Here's what happens. John picks up Mary in the bar, likes her looks (the anemic, haunted face grabs him,) takes her home to his pad, sleeps with her, and then the next day (not even knowing each other's names) they gingerly try to decide whether to live with one another.
Mary seems fairly normal, but John has one of those hang-ups that are fashionable in singles bars: He only likes the girl if she doesn't appear to want him to like her too much. She figures this out, and so she pretends and then he pretends. He pretends so hard that she leaves. He races after her. He doesn't know her name, but he does know the general neighborhood she lives in. So he charters a cab and cruises up and down side streets for about five hours, occasionally jumping out of the cab to ask a cop: "Do you know where there are any streets with trees on them? It's a an emergency!" Like I say, just a typical young guy.
Finally he comes back to the apartment, and Mary is there. She was there all the time. She didn't leave, you see. He thought she left, but she was still there, So she waited for him, "I was looking for you," he says. "I know," she says. They go to bed and introduce themselves. Now answer me this: Why didn't she go after him and tell him she hadn't left? He could have saved 30 bucks in cab fares.
This is director Peter Yates' first film with intimate subject matter, after the two excellent action films "Bullitt" and "Robbery." He doesn't get intimate very easily. The characters keep looking at each other out of the side of the camera's eye. And they roam around one of those painfully unlikely apartments. Remember the apartment Sandy Dennis had in "Sweet November" (1968) -- the one with the bed under the skylight and ladders running up to lofts everywhere? Dustin Hoffman has had it done over in white.

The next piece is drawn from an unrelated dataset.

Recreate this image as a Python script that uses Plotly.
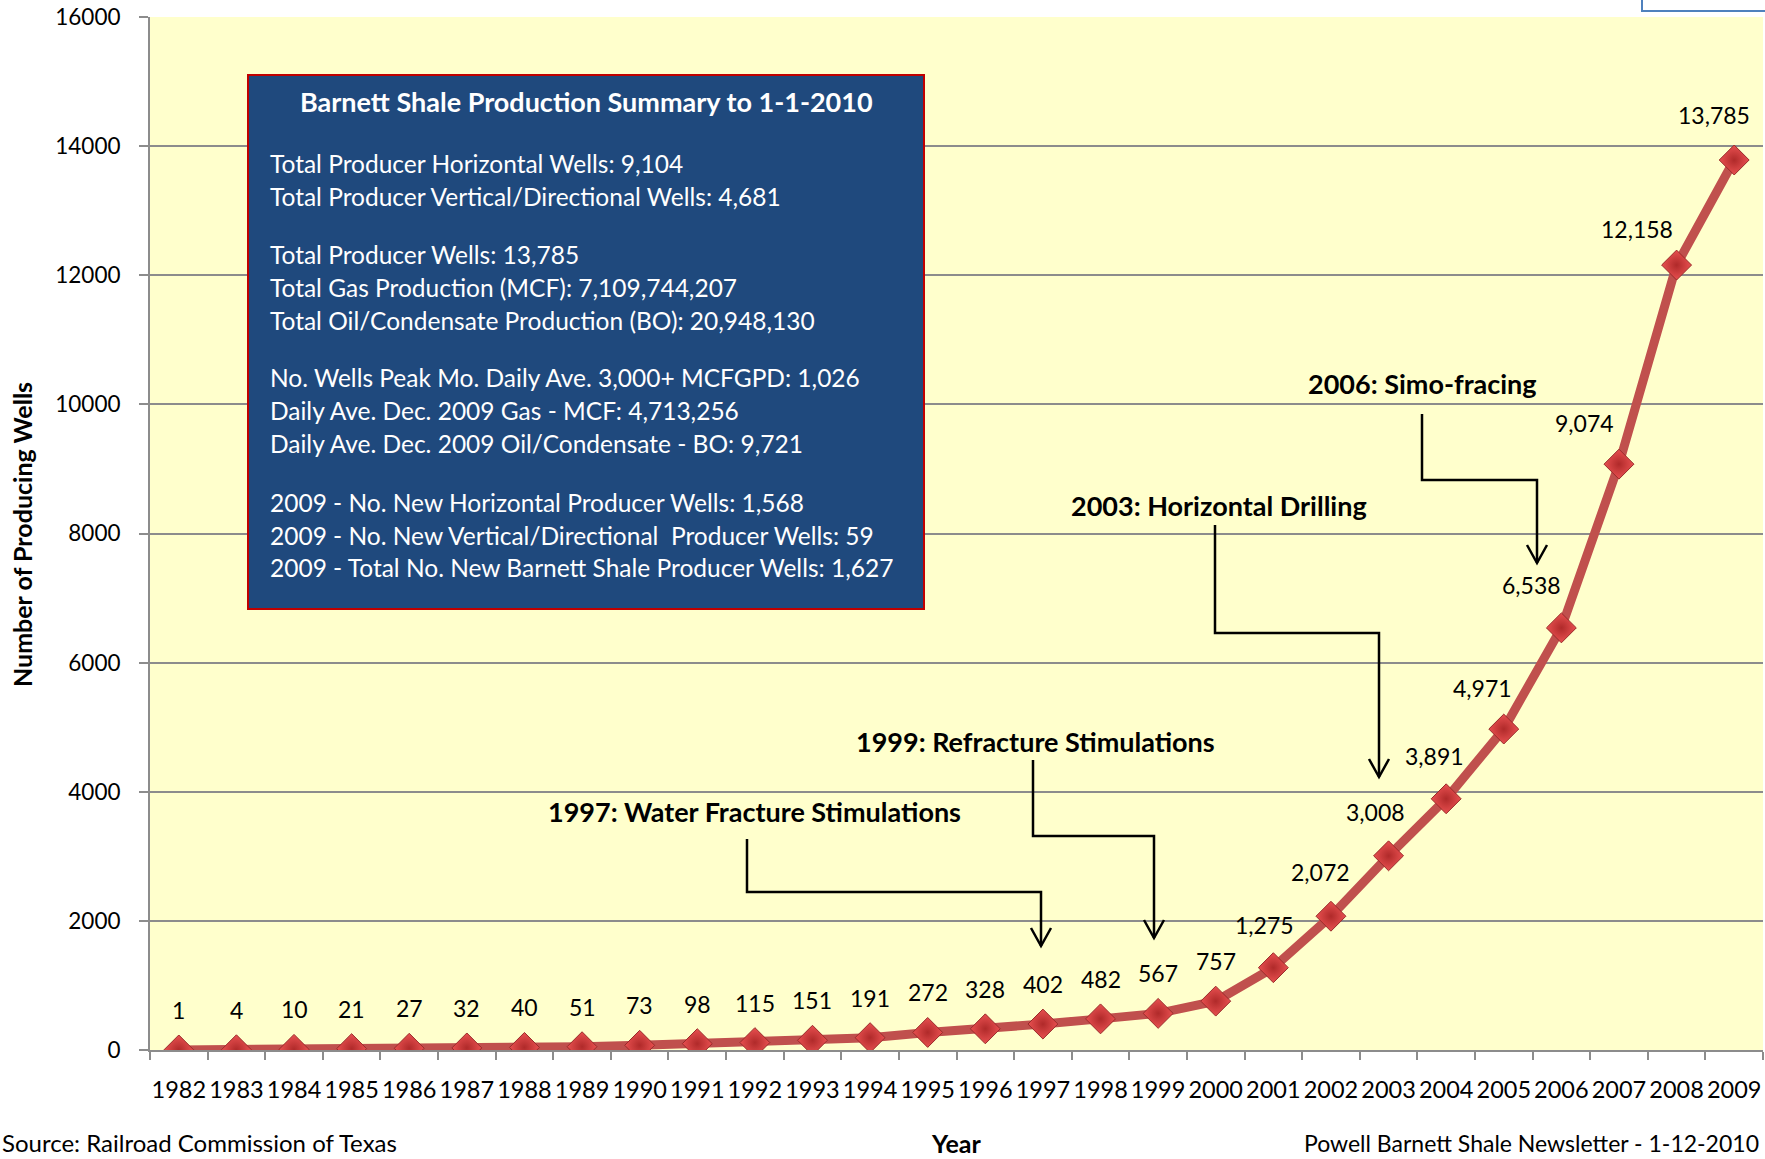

While Dustin and Mia are trying to find their way around this labyrinth, Yates shovels in lots of flashbacks to their earlier affairs. She was the mistress of a state representative; he dated a fashion model. Typical. The trouble with the flashbacks is that Yates wants to be fashionable, and so the flashbacks segue directly into the present. Mia drops a glass in an airport, and also in Dustin's kitchen. Dustin talks to his old girlfriend, and he's talking out loud to Mia. After a while you realize the whole movie is based on the premise that the characters unconsciously talk aloud all the time. Even when they don't think they are, is my guess.